** START RECORDS SHOWN **

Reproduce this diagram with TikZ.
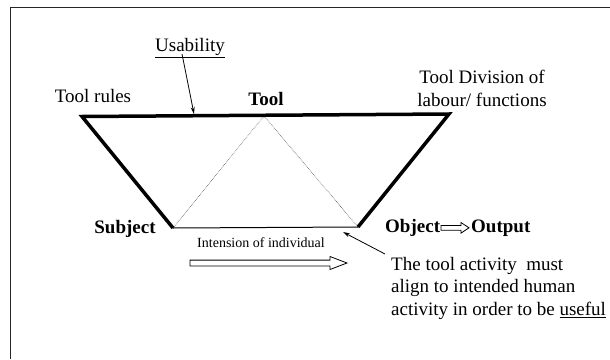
\documentclass[tikz,border=0pt]{standalone}
\usepackage{fontspec}
\setmainfont{Liberation Serif}
\usetikzlibrary{arrows.meta}
\begin{document}
\begin{tikzpicture}[x=1pt,y=-1pt,
  lbl/.style={inner sep=0pt, font=\fontsize{19}{22.5}\selectfont},
  blbl/.style={inner sep=0pt, font=\fontsize{19}{22.5}\selectfont\bfseries},
  small/.style={inner sep=0pt, font=\fontsize{14}{16}\selectfont},
  heavy/.style={line width=3.5pt, line join=miter},
  thinline/.style={line width=1pt},
  dotline/.style={line width=0.6pt, densely dotted, black!70},
  pointer/.style={line width=0.8pt, -{Stealth[length=7pt,width=4pt]}},
  hollow/.style={draw=black, line width=0.8pt, fill=white},
  frame/.style={line width=1pt, black!85}]
\useasboundingbox (0,0) rectangle (610,359);
% frame
\draw[frame] (10,359) |- (610,7.3);
% corners
\coordinate (tl) at (82,116.5);
\coordinate (tr) at (449,114);
\coordinate (bl) at (173,228);
\coordinate (br) at (358,227);
\coordinate (apex) at (264,116);
\coordinate (ua) at (194,114);
\coordinate (pt) at (343,232);
% lines
\draw[dotline] (bl) -- (apex) -- (br);
\draw[thinline] (bl) -- (br);
\draw[heavy] (bl) -- (tl) -- (tr) -- (br);
% labels
\node[lbl] (usab) at (190,48) {\underline{Usability}};
\node[lbl] (rules) at (93,96) {Tool rules};
\node[blbl] (tool) at (266,99) {Tool};
\node[lbl, align=center] (div) at (482,88.5) {Tool Division of\\labour/ functions};
\node[blbl] (subj) at (125,229) {Subject};
\node[blbl, anchor=west] (obj) at (385,228) {Object};
\node[blbl, anchor=west] (out) at (471,228) {Output};
\node[small] (intent) at (261,243) {Intension of individual};
\node[lbl, anchor=north west, align=left] (note) at (391,257) {The tool activity\ \ must\\align to intended human\\activity in order to be \underline{useful}};
% connectors
\draw[pointer] ([xshift=-8pt,yshift=4pt]usab.south) -- (ua);
\draw[pointer] ([xshift=-6pt,yshift=3pt]note.north west) -- (pt);
% hollow arrow object -> output
\draw[hollow] (441,225.4) -- (461,225.4) -- (461,222.5) -- (469,227.8) -- (461,233.1) -- (461,230.2) -- (441,230.2) -- cycle;
% big hollow arrow
\draw[hollow] (190,260.1) -- (330,260.1) -- (330,256.5) -- (347,263) -- (330,269.5) -- (330,265.9) -- (190,265.9) -- cycle;
\end{tikzpicture}
\end{document}
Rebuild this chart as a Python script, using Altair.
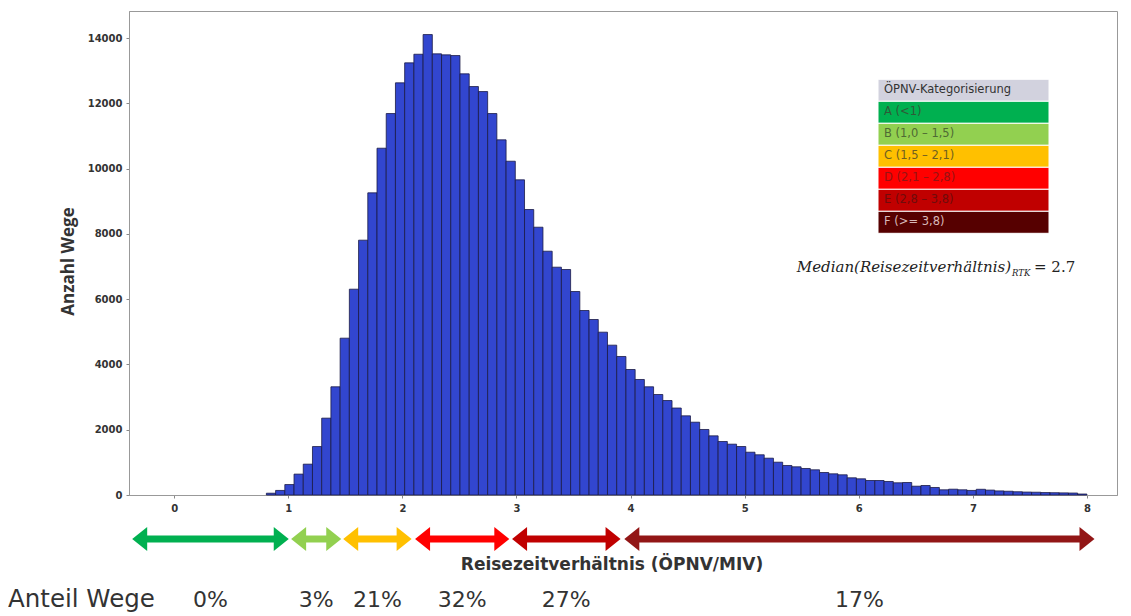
import altair as alt
import pandas as pd

# ---------------- data ----------------
counts = [55, 140, 320, 640, 945, 1485, 2355, 3315, 4805, 6306,
          7808, 9258, 10626, 11688, 12629, 13241, 13505, 14108, 13517, 13486,
          13465, 12904, 12515, 12362, 11688, 10882, 10227, 9657, 8747, 8205,
          7470, 6980, 6909, 6235, 5653, 5377, 4989, 4591, 4244, 3845,
          3539, 3315, 3079, 2895, 2665, 2426, 2231, 2007, 1813, 1639,
          1557, 1486, 1311, 1232, 1128, 1005, 904, 864, 812, 772,
          689, 649, 619, 527, 496, 444, 444, 414, 374, 383,
          270, 291, 230, 159, 178, 159, 140, 175, 150, 125,
          115, 100, 90, 85, 75, 70, 65, 60, 30]
BIN_START = 0.808
BIN_WIDTH = 0.0808

x_ticks = [0, 1, 2, 3, 4, 5, 6, 7, 8]
y_ticks = [0, 2000, 4000, 6000, 8000, 10000, 12000, 14000]

legend_title = "ÖPNV-Kategorisierung"
cat_labels = ["A (<1)", "B (1,0 – 1,5)", "C (1,5 – 2,1)", "D (2,1 – 2,8)",
              "E (2,8 – 3,8)", "F (>= 3,8)"]
cat_colors = ["#00B050", "#92D050", "#FFC000", "#FF0000", "#C00000", "#560000"]
cat_text_colors = ["#2f5a38", "#4f6a34", "#6f5f20", "#961414", "#6e0c0c", "#d8b8b8"]

arrow_colors = ["#00B050", "#92D050", "#FFC000", "#FF0000", "#C00000", "#921616"]
arrow_from = [-0.368, 1.025, 1.481, 2.111, 2.961, 3.945]
arrow_to = [1.004, 1.464, 2.081, 2.937, 3.912, 8.066]
shares = ["0%", "3%", "21%", "32%", "27%", "17%"]

median_value = 2.7

# ---------------- tables ----------------
bars = pd.DataFrame({
    "x0": [BIN_START + i * BIN_WIDTH for i in range(len(counts))],
    "count": counts,
})
bars["x1"] = bars["x0"] + BIN_WIDTH

legend_df = pd.DataFrame({
    "row": list(range(len(cat_labels) + 1)),
    "label": [legend_title] + cat_labels,
    "fill": ["#D2D2DE"] + cat_colors,
    "tcolor": ["#333333"] + cat_text_colors,
})

arrows = pd.DataFrame({
    "from": arrow_from, "to": arrow_to, "color": arrow_colors, "share": shares,
})

# layout constants (pixels, plot coordinates)
W, H = 988, 484
X_DOMAIN = [-0.396, 8.263]
Y_DOMAIN = [0, 14830]
ARROW_Y = 528
LEG_X0, LEG_X1, LEG_Y0, LEG_ROW = 749, 920, 68.3, 22

xs = alt.Scale(domain=X_DOMAIN, nice=False, zero=False)
ys = alt.Scale(domain=Y_DOMAIN, nice=False)

LABEL_FONT = "DejaVu Sans"

hist = alt.Chart(bars).mark_bar(
    fill="#3246CF", stroke="#1a1a45", strokeWidth=0.8, opacity=1
).encode(
    x=alt.X("x0:Q", scale=xs, axis=alt.Axis(
        values=x_ticks, title=None, grid=False, labelFont=LABEL_FONT,
        labelFontWeight="bold", labelFontSize=10, labelColor="#333",
        tickSize=3, tickColor="#888", domainColor="#999", labelPadding=5,
        format="d")),
    x2="x1:Q",
    y=alt.Y("count:Q", scale=ys, axis=alt.Axis(
        values=y_ticks, title="Anzahl Wege", grid=False, labelFont=LABEL_FONT,
        labelFontWeight="bold", labelFontSize=10, labelColor="#333",
        tickSize=3, tickColor="#888", domainColor="#999", labelPadding=4,
        format="d", titleFont="Open Sans", titleFontSize=17,
        titleFontWeight="bold", titleColor="#333", titleX=-61, titleY=250,
        titleAngle=270, titleAlign="center", titleBaseline="middle")),
    y2=alt.datum(0),
)

legend_rects = alt.Chart(legend_df).transform_calculate(
    py0=f"{LEG_Y0} + datum.row * {LEG_ROW}",
    py1=f"{LEG_Y0} + (datum.row + 1) * {LEG_ROW}",
).mark_rect(stroke="white", strokeWidth=1).encode(
    x=alt.value(LEG_X0), x2=alt.value(LEG_X1),
    y=alt.Y("py0:Q", scale=None), y2="py1:Q",
    fill=alt.Color("fill:N", scale=None),
)

legend_text = alt.Chart(legend_df).transform_calculate(
    py=f"{LEG_Y0} + (datum.row + 0.5) * {LEG_ROW}",
).mark_text(align="left", baseline="middle", font="DejaVu Sans", fontSize=11.5).encode(
    x=alt.value(LEG_X0 + 6),
    y=alt.Y("py:Q", scale=None),
    text="label:N",
    color=alt.Color("tcolor:N", scale=None),
)

median_df = pd.DataFrame({"t": ["Median(Reisezeitverhältnis)"], "s": ["RTK"],
                          "e": [f"= {median_value}"]})
med_main = alt.Chart(median_df).mark_text(
    align="right", baseline="alphabetic", font="DejaVu Serif",
    fontStyle="italic", fontSize=15, color="#222"
).encode(x=alt.value(882), y=alt.value(261), text="t:N")
med_sub = alt.Chart(median_df).mark_text(
    align="left", baseline="alphabetic", font="DejaVu Serif",
    fontStyle="italic", fontSize=8.5, color="#222"
).encode(x=alt.value(883), y=alt.value(265), text="s:N")
med_eq = alt.Chart(median_df).mark_text(
    align="left", baseline="alphabetic", font="DejaVu Serif",
    fontSize=15, color="#222"
).encode(x=alt.value(905), y=alt.value(261), text="e:N")

HEAD = 576  # symbol area -> 24 px box
right_head = "M -1.25 -1 L 0 0 L -1.25 1 Z"
left_head = "M 1.25 -1 L 0 0 L 1.25 1 Z"

shafts = alt.Chart(arrows).mark_rule(strokeWidth=7, xOffset=12, x2Offset=-12).encode(
    x=alt.X("from:Q", scale=xs), x2="to:Q", y=alt.value(ARROW_Y),
    color=alt.Color("color:N", scale=None),
)
heads_r = alt.Chart(arrows).mark_point(
    shape=right_head, size=HEAD, filled=True, opacity=1, strokeWidth=0
).encode(x=alt.X("to:Q", scale=xs), y=alt.value(ARROW_Y),
         color=alt.Color("color:N", scale=None))
heads_l = alt.Chart(arrows).mark_point(
    shape=left_head, size=HEAD, filled=True, opacity=1, strokeWidth=0
).encode(x=alt.X("from:Q", scale=xs), y=alt.value(ARROW_Y),
         color=alt.Color("color:N", scale=None))

BOTTOM_Y = 589
share_text = alt.Chart(arrows).transform_calculate(
    mid="(datum['from'] + datum['to']) / 2"
).mark_text(baseline="middle", font="DejaVu Sans", fontSize=22, color="#333").encode(
    x=alt.X("mid:Q", scale=xs), y=alt.value(BOTTOM_Y), text="share:N",
)

label_df = pd.DataFrame({"a": ["Anteil Wege"], "b": ["Reisezeitverhältnis (ÖPNV/MIV)"]})
anteil = alt.Chart(label_df).mark_text(
    align="left", baseline="middle", font="DejaVu Sans", fontSize=24.5, color="#333"
).encode(x=alt.value(-121), y=alt.value(BOTTOM_Y), text="a:N")
xtitle = alt.Chart(label_df).mark_text(
    align="center", baseline="middle", font="DejaVu Sans", fontSize=17,
    fontWeight="bold", color="#333"
).encode(x=alt.value(483), y=alt.value(554), text="b:N")

chart = alt.layer(
    hist, legend_rects, legend_text, med_main, med_sub, med_eq,
    shafts, heads_r, heads_l, share_text, anteil, xtitle,
).properties(
    width=W, height=H,
    padding={"left": 121, "top": 3, "right": 6, "bottom": 120},
    autosize=alt.AutoSizeParams(type="none"),
    background="white",
).configure_view(stroke="#999", strokeWidth=1)

chart.save("out.html", embed_options={"renderer": "svg", "actions": False})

** END RECORDS SHOWN **

Starting at the line containing "Rebuild this chart" and stopping after the line containing "import pandas as pd", give the lines again exactly and leave out every image.

Rebuild this chart as a Python script, using Altair.
import altair as alt
import pandas as pd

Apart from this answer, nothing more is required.